The use of oxynitride glasses in optical applications depends on the minimisation or elimination of metallic silicides and free silicon defects that arise during synthesis. Metallic silicide and elemental silicon impurities were studied in nitrogen-rich La−Si−O−N glasses by optical, SEM and TEM microscopy. It was ascertained that these impurities are the main reason for the non-transparency of these glasses. The higher the amount of La silicides and free Si contents, the darker the glasses. The size of the La silicide was found to be below 1 µm, and its structure is amorphous or poorly crystalline. The elemental Si has a size of less than 100 nm. The quantities of elemental Si are much lower than the silicides. Nitrogen rich La−Si−O−N glasses show structural heterogeneities at the atomic or molecular scale.

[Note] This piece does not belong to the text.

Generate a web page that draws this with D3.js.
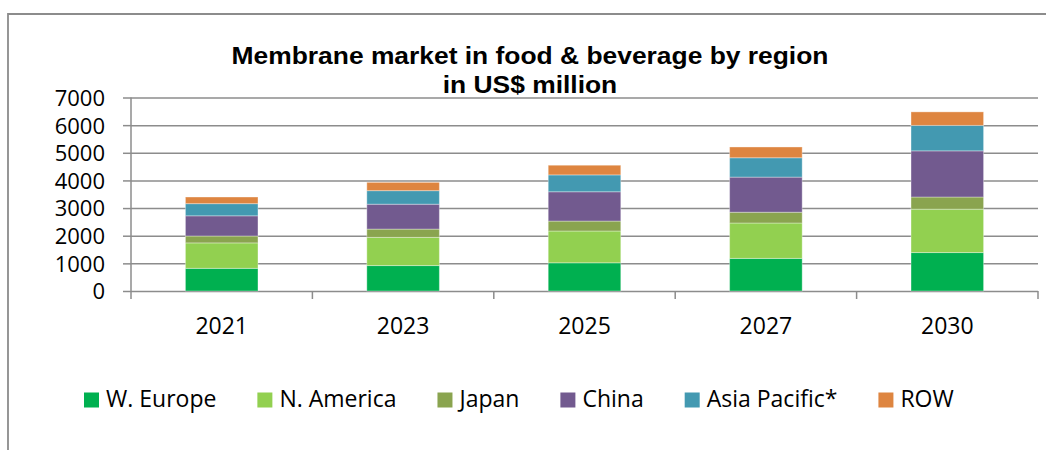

In contrast, nitrogen rich, thin films in the La−Si−O−N system are transparent and free from impurities. Furthermore, these thin films are smooth and homogenous. Impurities such as metal silicide and elemental silicon can be minimised by developing a low-temperature processing route, the use of AlN instead of Si₃N₄ as the source of nitrogen and use of high purity raw materials. However, much further work is needed to confirm (or possibly disprove) these statements.